Karol Dominguez Ponce on Air Bud, Aparna, and Accessibility to the Arts
In our last post, we got a glimpse of what it’s like to work at the Hammer as a Visitor Experience Representative—VER, for short—by following one of our staff members around the museum. While many VERs spend their shifts keeping an eye out for visitors in the galleries, the Hammer employs VERs for another crucial component of the museum experience: public programs. With nearly 300 programs a year to choose from, visitors can catch a screening, listen in on a lecture, or join in on a forum, all for free. I met with Karol, the Visitor Experience Lead Representative for public programs, to learn a little more about what makes programs at the Hammer so special.
Name: Karol Dominguez Ponce
Position: Visitor Experience Lead Representative, Public Programs
Joined the Hammer in: 2014 as a volunteer, 2016 as a Lead
Fun Fact: "Every month at our Family Flicks Film Series, we put out a suggestion box for future screenings. For over a year now, I have been writing in Air Bud. It has yet to happen, but I still have some hope."

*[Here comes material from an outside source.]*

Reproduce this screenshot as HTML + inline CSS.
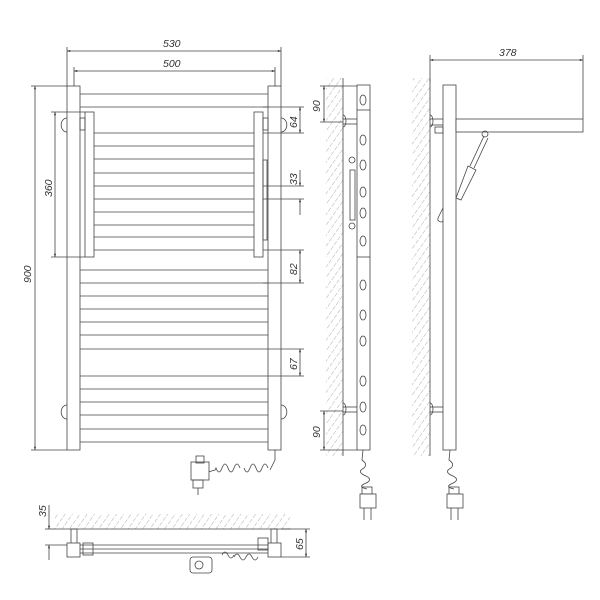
<!DOCTYPE html>
<html><head><style>body{margin:0;background:#fff}svg{display:block}text{font-family:"Liberation Sans",sans-serif;font-style:italic;font-size:10.5px;fill:#333}</style></head><body>
<svg width="600" height="600" viewBox="0 0 600 600" xmlns="http://www.w3.org/2000/svg">
<defs>
<pattern id="h" width="6" height="6" patternUnits="userSpaceOnUse" patternTransform="rotate(35)"><line x1="0" y1="0" x2="0" y2="6" stroke="#777" stroke-width="0.6" stroke-dasharray="3,1.5"/></pattern>
<marker id="a" viewBox="0 0 10 10" refX="10" refY="5" markerWidth="7" markerHeight="4" orient="auto-start-reverse"><path d="M0,2 L10,5 L0,8z" fill="#222"/></marker>
</defs>
<g stroke="#444" stroke-width="0.8" fill="none">
<!-- front view -->
<rect x="67" y="86" width="13" height="364" fill="#fff"/>
<rect x="268" y="86" width="13" height="364" fill="#fff"/>
<line x1="80" y1="94" x2="268" y2="94"/><line x1="80" y1="107" x2="268" y2="107"/>
<g>
<line x1="80" y1="270" x2="268" y2="270"/><line x1="80" y1="283" x2="268" y2="283"/>
<line x1="80" y1="296" x2="268" y2="296"/><line x1="80" y1="309" x2="268" y2="309"/>
<line x1="80" y1="322" x2="268" y2="322"/><line x1="80" y1="335" x2="268" y2="335"/>
<line x1="80" y1="349" x2="268" y2="349"/><line x1="80" y1="376" x2="268" y2="376"/>
<line x1="80" y1="389" x2="268" y2="389"/><line x1="80" y1="402" x2="268" y2="402"/>
<line x1="80" y1="415" x2="268" y2="415"/><line x1="80" y1="429" x2="268" y2="429"/>
<line x1="80" y1="442" x2="268" y2="442"/>
</g>
<rect x="85" y="112" width="9" height="145" fill="#fff"/>
<rect x="254" y="112" width="9" height="145" fill="#fff"/>
<g>
<line x1="94" y1="133" x2="254" y2="133"/><line x1="94" y1="146" x2="254" y2="146"/>
<line x1="94" y1="159" x2="254" y2="159"/><line x1="94" y1="173" x2="254" y2="173"/>
<line x1="94" y1="186" x2="254" y2="186"/><line x1="94" y1="199" x2="254" y2="199"/>
<line x1="94" y1="212" x2="254" y2="212"/><line x1="94" y1="225" x2="254" y2="225"/>
<line x1="94" y1="237" x2="254" y2="237"/><line x1="94" y1="250" x2="254" y2="250"/>
</g>
<rect x="80" y="118" width="5" height="12"/><rect x="263" y="118" width="5" height="12"/>
<path d="M67,118 a5,6 0 0 0 0,14"/><path d="M281,118 a5,6 0 0 1 0,14"/>
<path d="M67,405 a5,6 0 0 0 0,14"/><path d="M281,405 a5,6 0 0 1 0,14"/>
<rect x="263" y="160" width="4" height="80"/>
<!-- cable front -->
<path d="M275,450 L275,460 L270,470"/>
<path d="M268,468 q-3,-8 -6,0 q-3,8 -6,0 q-3,-8 -6,0 q-3,8 -6,0 M240,468 q-3,-8 -6,0 q-3,8 -6,0 q-3,-8 -6,0 q-3,8 -6,0 L215,470 L208,472"/>
<rect x="191" y="462" width="18" height="18" fill="#fff"/><rect x="196" y="456" width="8" height="7"/>
<rect x="193" y="480" width="10" height="8"/><line x1="198" y1="488" x2="198" y2="495"/>
<!-- dims front -->
<line x1="67" y1="86" x2="67" y2="47"/><line x1="281" y1="86" x2="281" y2="47"/>
<line x1="74" y1="86" x2="74" y2="67"/><line x1="275" y1="86" x2="275" y2="67"/>
<line x1="67" y1="51" x2="281" y2="51" marker-start="url(#a)" marker-end="url(#a)"/>
<line x1="74" y1="71" x2="275" y2="71" marker-start="url(#a)" marker-end="url(#a)"/>
<line x1="67" y1="86" x2="31" y2="86"/><line x1="67" y1="450" x2="31" y2="450"/>
<line x1="35" y1="86" x2="35" y2="450" marker-start="url(#a)" marker-end="url(#a)"/>
<line x1="85" y1="112" x2="51" y2="112"/><line x1="85" y1="257" x2="51" y2="257"/>
<line x1="55" y1="112" x2="55" y2="257" marker-start="url(#a)" marker-end="url(#a)"/>
<g>
<line x1="263" y1="107" x2="304" y2="107"/><line x1="263" y1="133" x2="304" y2="133"/>
<line x1="300" y1="107" x2="300" y2="133" marker-start="url(#a)" marker-end="url(#a)"/>
<line x1="263" y1="186" x2="304" y2="186"/><line x1="263" y1="199" x2="304" y2="199"/>
<line x1="300" y1="170" x2="300" y2="186" marker-end="url(#a)"/><line x1="300" y1="215" x2="300" y2="199" marker-end="url(#a)"/>
<line x1="263" y1="250" x2="304" y2="250"/><line x1="263" y1="283" x2="304" y2="283"/>
<line x1="300" y1="250" x2="300" y2="283" marker-start="url(#a)" marker-end="url(#a)"/>
<line x1="268" y1="349" x2="304" y2="349"/><line x1="268" y1="376" x2="304" y2="376"/>
<line x1="300" y1="349" x2="300" y2="376" marker-start="url(#a)" marker-end="url(#a)"/>
</g>
<!-- bottom view -->
<rect x="55" y="514" width="235" height="15" fill="url(#h)" stroke="none"/>
<line x1="55" y1="529" x2="290" y2="529"/>
<rect x="71" y="529" width="6" height="15"/><rect x="271" y="529" width="6" height="15"/>
<rect x="67" y="543" width="13" height="14" fill="#fff"/><rect x="268" y="543" width="13" height="14" fill="#fff"/>
<line x1="80" y1="545" x2="268" y2="545"/><line x1="80" y1="549" x2="268" y2="549"/><line x1="80" y1="553" x2="268" y2="553"/>
<rect x="83" y="543" width="10" height="12"/><rect x="258" y="538" width="10" height="12"/>
<path d="M234,557 q3,-6 6,0 q3,6 6,0 q3,-6 6,0 q3,6 6,0"/>
<path d="M222,555 q3,-6 6,0 q3,6 6,0"/>
<rect x="190" y="557" width="22" height="16" rx="3" fill="#fff"/><circle cx="199" cy="565" r="4"/>
<line x1="49" y1="505" x2="49" y2="529" marker-end="url(#a)"/><line x1="49" y1="560" x2="49" y2="545" marker-end="url(#a)"/>
<line x1="45" y1="529" x2="55" y2="529"/><line x1="45" y1="545" x2="67" y2="545"/>
<line x1="281" y1="529" x2="310" y2="529"/><line x1="281" y1="557" x2="310" y2="557"/>
<line x1="306" y1="529" x2="306" y2="557" marker-start="url(#a)" marker-end="url(#a)"/>
<!-- side view 1 -->
<rect x="326" y="78" width="17" height="378" fill="url(#h)" stroke="none"/>
<line x1="343" y1="78" x2="343" y2="456"/>
<rect x="357" y="85" width="13" height="365" fill="#fff"/>
<line x1="357" y1="257" x2="370" y2="257"/><line x1="357" y1="110" x2="370" y2="110"/>
<g>
<ellipse cx="363" cy="100" rx="3" ry="5"/><ellipse cx="363" cy="140" rx="3" ry="5"/>
<ellipse cx="363" cy="165" rx="3" ry="5"/><ellipse cx="363" cy="192" rx="3" ry="5"/>
<ellipse cx="363" cy="213" rx="3" ry="5"/><ellipse cx="363" cy="241" rx="3" ry="5"/>
<ellipse cx="363" cy="285" rx="3" ry="5"/><ellipse cx="363" cy="315" rx="3" ry="5"/>
<ellipse cx="363" cy="341" rx="3" ry="5"/><ellipse cx="363" cy="381" rx="3" ry="5"/>
<ellipse cx="363" cy="407" rx="3" ry="5"/><ellipse cx="363" cy="430" rx="3" ry="5"/>
</g>
<line x1="343" y1="119" x2="357" y2="119"/><line x1="343" y1="124" x2="357" y2="124"/>
<path d="M343,115 a3,6 0 0 1 0,12"/>
<line x1="343" y1="407" x2="357" y2="407"/><line x1="343" y1="412" x2="357" y2="412"/>
<path d="M343,403 a3,6 0 0 1 0,12"/>
<rect x="350" y="170" width="5" height="50"/><circle cx="352" cy="160" r="3"/><circle cx="352" cy="226" r="3"/>
<line x1="320" y1="86" x2="357" y2="86"/><line x1="320" y1="122" x2="343" y2="122"/>
<line x1="324" y1="86" x2="324" y2="122" marker-start="url(#a)" marker-end="url(#a)"/>
<line x1="320" y1="411" x2="343" y2="411"/><line x1="320" y1="450" x2="357" y2="450"/>
<line x1="324" y1="411" x2="324" y2="450" marker-start="url(#a)" marker-end="url(#a)"/>
<path d="M363,450 L362,460 q6,4 2,8 q-8,4 2,8 q8,4 -2,8 q-6,3 3,5"/>
<rect x="362" y="487" width="10" height="7"/><rect x="360" y="494" width="16" height="14" fill="#fff"/>
<line x1="364" y1="508" x2="364" y2="520"/><line x1="371" y1="508" x2="371" y2="520"/>
<!-- side view 2 -->
<rect x="412" y="78" width="18" height="378" fill="url(#h)" stroke="none"/>
<line x1="430" y1="78" x2="430" y2="456"/>
<rect x="443" y="85" width="13" height="365" fill="#fff"/>
<rect x="456" y="119" width="127" height="13" fill="#fff"/>
<line x1="430" y1="119" x2="443" y2="119"/><line x1="430" y1="125" x2="443" y2="125"/>
<path d="M430,115 a3,6 0 0 1 0,12"/><rect x="435" y="127" width="8" height="6"/>
<line x1="430" y1="407" x2="443" y2="407"/><line x1="430" y1="412" x2="443" y2="412"/>
<path d="M430,403 a3,6 0 0 1 0,12"/>
<path d="M484,136 L470,166 M488,138 L474,168"/>
<path d="M468,166 L476,170 L461,200 L456,198 Z" fill="#fff"/>
<circle cx="485" cy="134" r="3"/><path d="M443,208 l-5,10 a3,3 0 0 0 5,3"/>
<line x1="430" y1="82" x2="430" y2="55"/><line x1="583" y1="119" x2="583" y2="55"/>
<line x1="430" y1="60" x2="583" y2="60" marker-start="url(#a)" marker-end="url(#a)"/>
<path d="M450,450 L449,460 q6,4 2,8 q-8,4 2,8 q8,4 -2,8 q-6,3 3,5"/>
<rect x="449" y="487" width="10" height="7"/><rect x="447" y="494" width="16" height="14" fill="#fff"/>
<line x1="451" y1="508" x2="451" y2="520"/><line x1="458" y1="508" x2="458" y2="520"/>
</g>
<text x="163" y="47">530</text>
<text x="163" y="67">500</text>
<text x="499" y="56">378</text>
<text transform="translate(31,283) rotate(-90)">900</text>
<text transform="translate(52,197) rotate(-90)">360</text>
<text transform="translate(297,128) rotate(-90)">64</text>
<text transform="translate(297,185) rotate(-90)">33</text>
<text transform="translate(297,275) rotate(-90)">82</text>
<text transform="translate(297,370) rotate(-90)">67</text>
<text transform="translate(320,112) rotate(-90)">90</text>
<text transform="translate(320,438) rotate(-90)">90</text>
<text transform="translate(46,517) rotate(-90)">35</text>
<text transform="translate(303,550) rotate(-90)">65</text>
</svg>
</body></html>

When did you start working as a public programs Lead? How were you involved at the Hammer before then?
I graduated from UCLA in 2013, and then in 2014 as a UCLA Extension student, I started volunteering at the Hammer during Made in L.A. That fall, I was hired as a Visitor Experience Representative and was promoted to a “Lead” position after a couple years.
What makes public programs at the Hammer unique?
I think what makes the Hammer’s programs so special is that they represent the intersection between arts, culture, activism, and politics. There aren’t many places where you can view contemporary art in one room and participate in a social justice discussion in the next. At the Hammer you can attend a political forum, a comedy program, or a documentary screening all in the same week. The diversity in content is pretty great.
What program has been your favorite, to date? Any programs you’re looking forward to this summer?
I had to go back through old calendars; it is so hard to pick one. The conversation with artist Ramiro Gomez has stayed with me over a year later, and Open Projector Night is always a lot of fun. I’m also really excited for the Aparna & Friends program on July 18 because I love comedy. I’d also like to see the June 29 screening of Juliet of the Spirits, Frederico Fellini’s first color film.
What program has brought the longest lines?
When we screened I Am Not Your Negro, there were lines around the block outside the entrance of the museum. I also remember huge crowds for Jonathan Gold’s appearance at the screening of City of Gold. That was the first really busy public program I worked.
Why do you think free, public programs are important for engaging audiences with the museum?
Accessibility to the arts is something that is very important to me, and I am proud to work in an institution that offers free programming. By offering public programs free of charge we are breaking down a barrier for people who may have otherwise stayed home. Free entrance to our galleries and programs facilitates attendance and participation from under-served communities, which I feel is more important than ever. Our programs are diverse, and so are our crowds.